6th President of the Supreme Court of Israel
- In office 1982–1983
- Preceded by: Moshe Landau
- Succeeded by: Meir Shamgar

Personal details
- Born: November 15, 1913 Brody, Galicia, Austria-Hungary
- Died: April 24, 1985 (aged 71)

= Yitzhak Kahan =

Former President of the Supreme Court of Israel

Yitzhak Kahan (יצחק כהן; November 15, 1913 - April 24, 1985) was President of the Supreme Court of Israel from 1982 until 1983. He was the Chairman of the Commission of Inquiry into the Events at the Refugee Camps in Beirut also known as the Kahan Commission, which was established to investigate the Sabra and Shatila massacre.

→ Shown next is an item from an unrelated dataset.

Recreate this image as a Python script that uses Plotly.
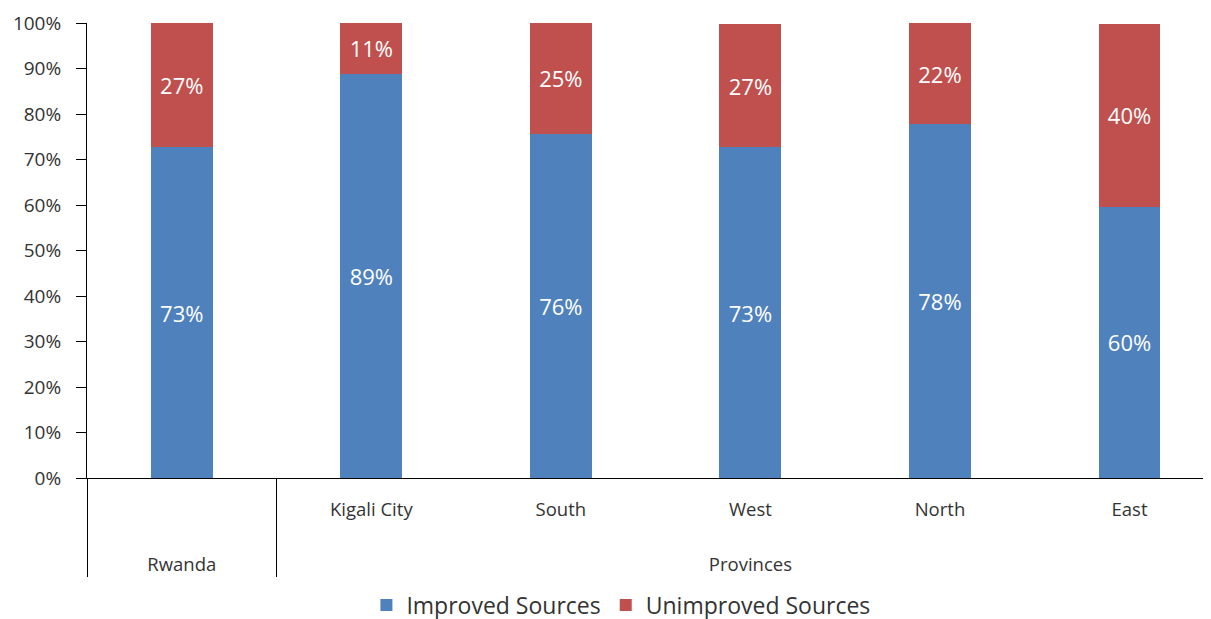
import plotly.graph_objects as go

groups = ["Rwanda", "Provinces", "Provinces", "Provinces", "Provinces", "Provinces"]
regions = [" ", "Kigali City", "South", "West", "North", "East"]
improved = [72.7, 88.8, 75.6, 72.7, 77.8, 59.6]
unimproved = [27.3, 11.2, 24.6, 27.0, 22.2, 40.2]
y_ticks = [0, 10, 20, 30, 40, 50, 60, 70, 80, 90, 100]

BLUE = "#4F81BD"
RED = "#C0504D"
FONT = "Open Sans"

# a tall blank extra line on sub-labels pushes the group row lower, as in the reference
region_labels = [r + "<br><span style='font-size:50px'> </span>" for r in regions]

fig = go.Figure()
for name, vals, col in [("Improved Sources", improved, BLUE),
                        ("Unimproved Sources", unimproved, RED)]:
    fig.add_trace(go.Bar(
        x=[groups, region_labels], y=vals, name=name, marker_color=col,
        marker_line_width=0,
        texttemplate="%{y:.0f}%", textposition="inside",
        insidetextanchor="middle", textangle=0, constraintext="none",
        textfont=dict(color="white", size=22, family=FONT),
    ))

fig.update_layout(
    width=1203, height=611,
    barmode="stack", bargap=0.673,
    margin=dict(l=79, r=0, t=15, b=141, autoexpand=False),
    paper_bgcolor="white", plot_bgcolor="white",
    font=dict(family=FONT, color="#333333", size=18),
    showlegend=True,
    legend=dict(orientation="h", x=0.475, xanchor="center", y=-0.279,
                yanchor="middle", font=dict(size=23, color="#333333"),
                traceorder="normal"),
    yaxis=dict(range=[0, 100], tickmode="array", tickvals=y_ticks,
               ticktext=[f"{v}%" for v in y_ticks],
               ticks="outside", ticklen=10, tickcolor="black",
               ticklabelstandoff=11,
               showline=True, linecolor="black", linewidth=1,
               showgrid=False, zeroline=False, automargin=False,
               tickfont=dict(size=19, family=FONT, color="#333333")),
    xaxis=dict(type="multicategory", range=[-0.5, 5.43],
               showline=True, linecolor="black", linewidth=1,
               showdividers=True, dividercolor="black", dividerwidth=1,
               ticks="", ticklabelstandoff=15,
               showgrid=False, automargin=False,
               tickfont=dict(size=18.5, family=FONT, color="#333333")),
)

fig.write_html("out.html")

Born in Brody, Galicia, Austria-Hungary, he was the brother of Rav Kalman Kahana, a former Knesset member. He studied law, administration, and economics at the University of Lviv before emigrating to Mandatory Palestine in 1935.

In 1950, he was appointed a magistrate judge in Haifa, and he became a district judge in, 1953. On October 7, 1970, Kahan was appointed to the Supreme Court of Israel.

On March 26, 1981, he was appointed President of the Supreme Court of Israel.